Task goal: Where a line of the listing below includes the word "matplotlib", reproduce that line.

Available data:

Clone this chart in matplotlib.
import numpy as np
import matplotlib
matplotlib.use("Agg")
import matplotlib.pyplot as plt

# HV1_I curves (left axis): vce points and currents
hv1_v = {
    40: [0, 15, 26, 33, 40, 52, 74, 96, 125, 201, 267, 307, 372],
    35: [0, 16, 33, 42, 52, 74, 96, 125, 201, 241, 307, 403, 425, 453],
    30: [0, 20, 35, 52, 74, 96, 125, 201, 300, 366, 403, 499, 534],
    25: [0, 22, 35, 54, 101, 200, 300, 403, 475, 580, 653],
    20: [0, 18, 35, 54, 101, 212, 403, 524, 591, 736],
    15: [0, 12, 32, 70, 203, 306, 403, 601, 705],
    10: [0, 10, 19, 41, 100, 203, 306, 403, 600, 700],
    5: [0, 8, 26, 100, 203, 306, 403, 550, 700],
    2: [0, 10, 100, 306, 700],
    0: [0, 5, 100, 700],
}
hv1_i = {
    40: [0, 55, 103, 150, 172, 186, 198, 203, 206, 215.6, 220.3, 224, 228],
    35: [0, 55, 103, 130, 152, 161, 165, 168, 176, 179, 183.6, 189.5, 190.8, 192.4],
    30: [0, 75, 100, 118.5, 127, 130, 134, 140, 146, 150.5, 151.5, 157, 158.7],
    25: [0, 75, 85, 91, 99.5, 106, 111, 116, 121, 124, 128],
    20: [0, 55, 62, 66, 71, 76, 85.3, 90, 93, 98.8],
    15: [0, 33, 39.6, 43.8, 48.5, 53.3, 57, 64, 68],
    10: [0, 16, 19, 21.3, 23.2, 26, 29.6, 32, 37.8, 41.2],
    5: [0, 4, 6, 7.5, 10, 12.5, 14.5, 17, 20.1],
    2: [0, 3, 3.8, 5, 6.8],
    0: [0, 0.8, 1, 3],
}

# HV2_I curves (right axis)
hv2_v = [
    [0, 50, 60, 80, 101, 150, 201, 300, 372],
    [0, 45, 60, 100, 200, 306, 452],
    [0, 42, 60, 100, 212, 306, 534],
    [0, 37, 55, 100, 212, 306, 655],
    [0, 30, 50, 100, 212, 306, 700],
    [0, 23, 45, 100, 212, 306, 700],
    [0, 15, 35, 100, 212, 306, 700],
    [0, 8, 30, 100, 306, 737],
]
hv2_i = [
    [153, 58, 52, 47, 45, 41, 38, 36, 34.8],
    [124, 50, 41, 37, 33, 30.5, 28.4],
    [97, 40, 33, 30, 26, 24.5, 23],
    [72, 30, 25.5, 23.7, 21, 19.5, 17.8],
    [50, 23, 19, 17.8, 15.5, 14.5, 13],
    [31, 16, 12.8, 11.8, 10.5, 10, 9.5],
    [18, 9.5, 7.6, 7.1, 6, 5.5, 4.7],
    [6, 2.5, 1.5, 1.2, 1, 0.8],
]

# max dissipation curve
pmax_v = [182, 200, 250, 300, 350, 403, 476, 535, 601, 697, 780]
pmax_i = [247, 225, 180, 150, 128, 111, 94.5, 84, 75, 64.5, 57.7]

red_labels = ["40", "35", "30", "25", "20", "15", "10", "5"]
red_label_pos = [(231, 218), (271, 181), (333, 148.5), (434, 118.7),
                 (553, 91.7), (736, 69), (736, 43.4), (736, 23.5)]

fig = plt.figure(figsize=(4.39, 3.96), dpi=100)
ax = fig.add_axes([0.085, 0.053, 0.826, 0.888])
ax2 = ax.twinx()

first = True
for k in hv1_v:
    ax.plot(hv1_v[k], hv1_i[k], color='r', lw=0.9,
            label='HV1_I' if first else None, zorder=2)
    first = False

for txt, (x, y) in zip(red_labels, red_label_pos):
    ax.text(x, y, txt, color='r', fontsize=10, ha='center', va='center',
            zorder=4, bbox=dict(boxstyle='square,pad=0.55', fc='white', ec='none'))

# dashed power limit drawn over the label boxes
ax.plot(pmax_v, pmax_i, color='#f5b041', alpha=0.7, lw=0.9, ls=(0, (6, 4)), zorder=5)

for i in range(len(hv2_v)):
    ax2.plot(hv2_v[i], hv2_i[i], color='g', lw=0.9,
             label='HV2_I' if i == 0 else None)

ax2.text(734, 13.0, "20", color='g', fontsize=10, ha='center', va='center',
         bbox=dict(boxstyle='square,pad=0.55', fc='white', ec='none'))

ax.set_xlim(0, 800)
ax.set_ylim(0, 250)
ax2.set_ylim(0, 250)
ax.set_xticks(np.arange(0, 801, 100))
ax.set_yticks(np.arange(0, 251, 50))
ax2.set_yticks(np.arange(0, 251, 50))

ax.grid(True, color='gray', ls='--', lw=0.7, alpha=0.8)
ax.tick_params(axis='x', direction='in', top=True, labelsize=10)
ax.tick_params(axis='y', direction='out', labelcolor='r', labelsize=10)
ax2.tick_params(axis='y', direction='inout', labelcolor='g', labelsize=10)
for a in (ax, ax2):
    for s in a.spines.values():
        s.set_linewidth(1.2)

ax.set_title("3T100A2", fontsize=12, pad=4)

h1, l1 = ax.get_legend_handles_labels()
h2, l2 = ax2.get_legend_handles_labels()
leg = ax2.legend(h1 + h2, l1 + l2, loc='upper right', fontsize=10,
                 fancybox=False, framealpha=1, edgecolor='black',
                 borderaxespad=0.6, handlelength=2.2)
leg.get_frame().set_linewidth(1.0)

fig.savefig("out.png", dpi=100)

---

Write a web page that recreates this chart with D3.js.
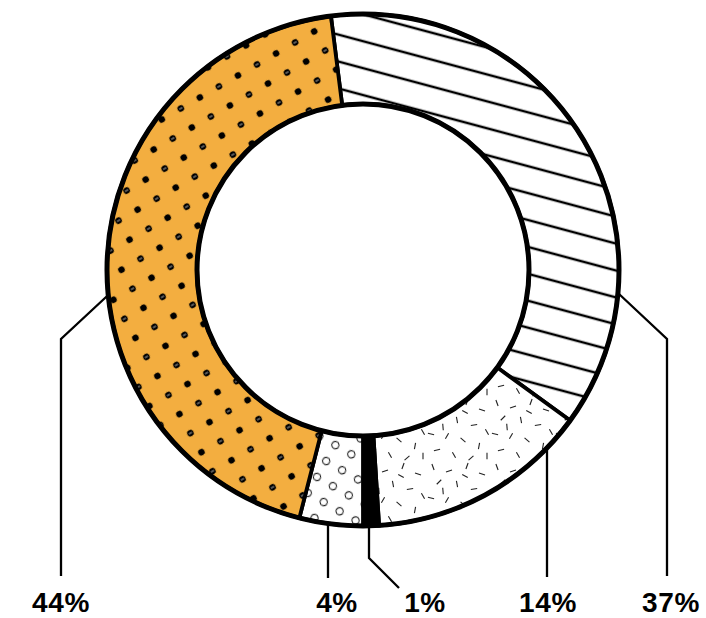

Answer for the task:
Clone this chart in matplotlib.
import matplotlib
matplotlib.use("Agg")
import matplotlib.pyplot as plt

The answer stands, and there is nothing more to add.